▸ Aim: Search the material for the string "draws", then return every line where it is found.

____

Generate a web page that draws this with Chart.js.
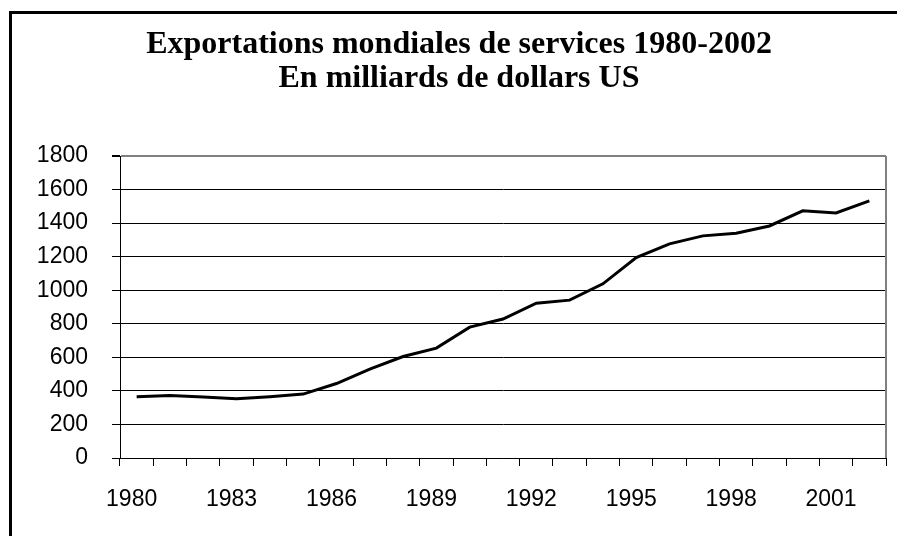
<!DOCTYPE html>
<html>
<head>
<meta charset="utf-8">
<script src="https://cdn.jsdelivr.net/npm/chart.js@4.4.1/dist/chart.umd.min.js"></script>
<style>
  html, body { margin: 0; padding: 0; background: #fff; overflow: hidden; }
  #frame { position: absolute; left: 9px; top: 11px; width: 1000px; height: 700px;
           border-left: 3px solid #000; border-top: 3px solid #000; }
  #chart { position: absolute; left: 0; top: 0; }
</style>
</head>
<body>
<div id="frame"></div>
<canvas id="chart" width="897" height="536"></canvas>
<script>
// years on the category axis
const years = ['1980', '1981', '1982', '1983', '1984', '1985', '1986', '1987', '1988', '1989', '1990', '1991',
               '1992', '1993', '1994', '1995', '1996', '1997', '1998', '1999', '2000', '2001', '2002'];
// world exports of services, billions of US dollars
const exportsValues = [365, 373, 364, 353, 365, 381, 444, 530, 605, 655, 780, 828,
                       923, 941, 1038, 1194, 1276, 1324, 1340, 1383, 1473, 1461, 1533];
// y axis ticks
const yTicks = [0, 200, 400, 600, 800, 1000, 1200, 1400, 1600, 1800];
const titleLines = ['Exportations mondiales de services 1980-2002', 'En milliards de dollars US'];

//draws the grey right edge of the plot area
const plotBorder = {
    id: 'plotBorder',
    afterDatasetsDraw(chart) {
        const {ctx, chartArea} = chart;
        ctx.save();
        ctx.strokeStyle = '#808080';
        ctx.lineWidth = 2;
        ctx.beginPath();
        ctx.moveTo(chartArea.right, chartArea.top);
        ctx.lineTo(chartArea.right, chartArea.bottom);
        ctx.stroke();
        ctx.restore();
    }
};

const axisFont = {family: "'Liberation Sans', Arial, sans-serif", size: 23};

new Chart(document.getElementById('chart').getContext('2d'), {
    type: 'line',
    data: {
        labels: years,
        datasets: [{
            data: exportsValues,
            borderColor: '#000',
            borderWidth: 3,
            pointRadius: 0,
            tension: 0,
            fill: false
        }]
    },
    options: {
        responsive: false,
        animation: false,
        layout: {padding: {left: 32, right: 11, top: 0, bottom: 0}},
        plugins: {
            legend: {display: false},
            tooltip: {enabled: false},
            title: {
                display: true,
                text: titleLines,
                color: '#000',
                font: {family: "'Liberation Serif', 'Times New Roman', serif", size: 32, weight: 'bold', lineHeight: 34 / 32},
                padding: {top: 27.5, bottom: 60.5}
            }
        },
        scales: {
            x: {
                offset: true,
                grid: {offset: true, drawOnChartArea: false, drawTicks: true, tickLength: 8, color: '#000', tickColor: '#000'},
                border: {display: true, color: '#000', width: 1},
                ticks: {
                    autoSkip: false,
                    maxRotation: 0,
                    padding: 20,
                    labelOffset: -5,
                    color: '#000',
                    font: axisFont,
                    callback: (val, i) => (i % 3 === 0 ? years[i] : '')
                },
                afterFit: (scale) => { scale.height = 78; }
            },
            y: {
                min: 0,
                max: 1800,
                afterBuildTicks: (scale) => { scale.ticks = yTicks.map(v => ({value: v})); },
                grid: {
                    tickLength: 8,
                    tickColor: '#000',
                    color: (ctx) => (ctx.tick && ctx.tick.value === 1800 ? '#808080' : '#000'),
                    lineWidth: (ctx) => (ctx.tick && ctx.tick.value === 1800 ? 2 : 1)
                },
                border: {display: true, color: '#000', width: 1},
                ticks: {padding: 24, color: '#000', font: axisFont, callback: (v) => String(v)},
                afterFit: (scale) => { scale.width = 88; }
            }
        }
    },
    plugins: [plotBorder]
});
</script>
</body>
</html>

____

▸ Response:
Generate a web page that draws this with Chart.js.
//draws the grey right edge of the plot area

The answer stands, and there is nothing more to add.